Olearia megalophylla, commonly known as large-leaf daisy bush, is a species of flowering plant in the family Asteraceae and is endemic to south-eastern continental Australia. It is a spreading shrub with egg-shaped to elliptic leaves and white and yellow, daisy-like inflorescences.

==Description==
Olearia megalophylla is a spreading shrub that typically grows to a height of up to 2 m and has its branchlets covered with felt-like, Y-shaped hairs. Its leaves are egg-shaped to elliptic, 20–130 mm long and 6–35 mm wide on a petiole up to 30 mm long. The upper surface of the leaves is dark green and glabrous, the lower surface densely covered with hairs similar to those on the branchlets. The heads or daisy-like "flowers" are arranged in corymbs on the ends of branchlets and are 20–35 mm in diameter on a peduncle 20–60 mm long. Each head has five to nine white ray florets, the ligule 8–14 mm long, surrounding nine to fourteen yellow disc florets.

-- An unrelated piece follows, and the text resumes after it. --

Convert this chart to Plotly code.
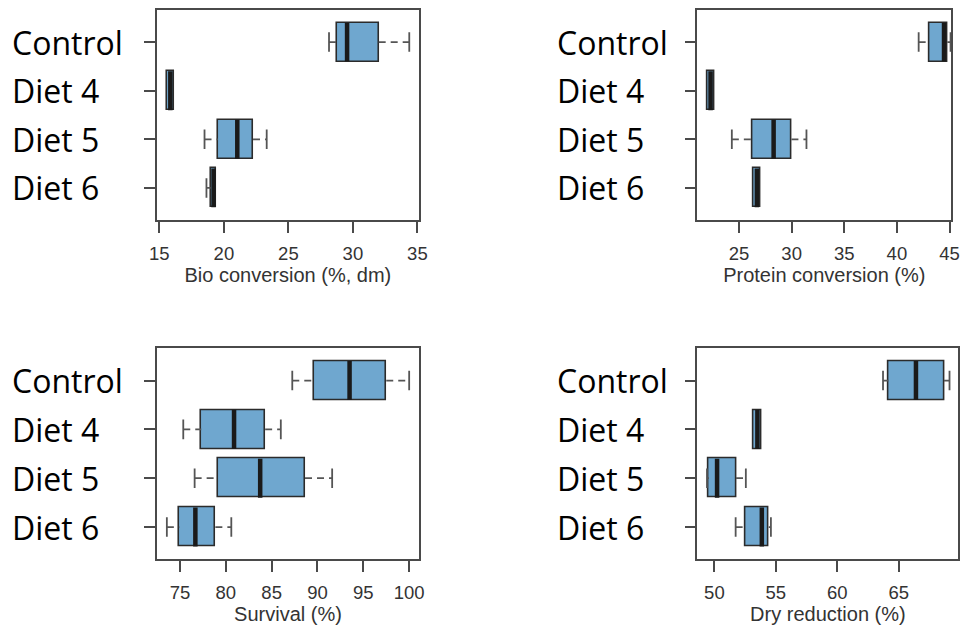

Flowering occurs from December to March and the fruit is a more or less glabrous achene, the pappus with 51 to 80 bristles in two rows.

==Taxonomy==
This daisy bush was first formally described in 1860 by Ferdinand von Mueller who gave it the name Eurybia megalophylla in Papers and Prodeedings of the Royal Society of van Dieman's Land. In 1867, George Bentham changed the name to Olearia megalophylla in Flora Australiensis. The specific epithet (megalophylla) means "large-leaved".

==Distribution and habitat==
Large-leaf daisy bush grows in forest and woodland on the slopes and tablelands of south from near Orange New South Wales to near Lake Mountain in eastern Victoria.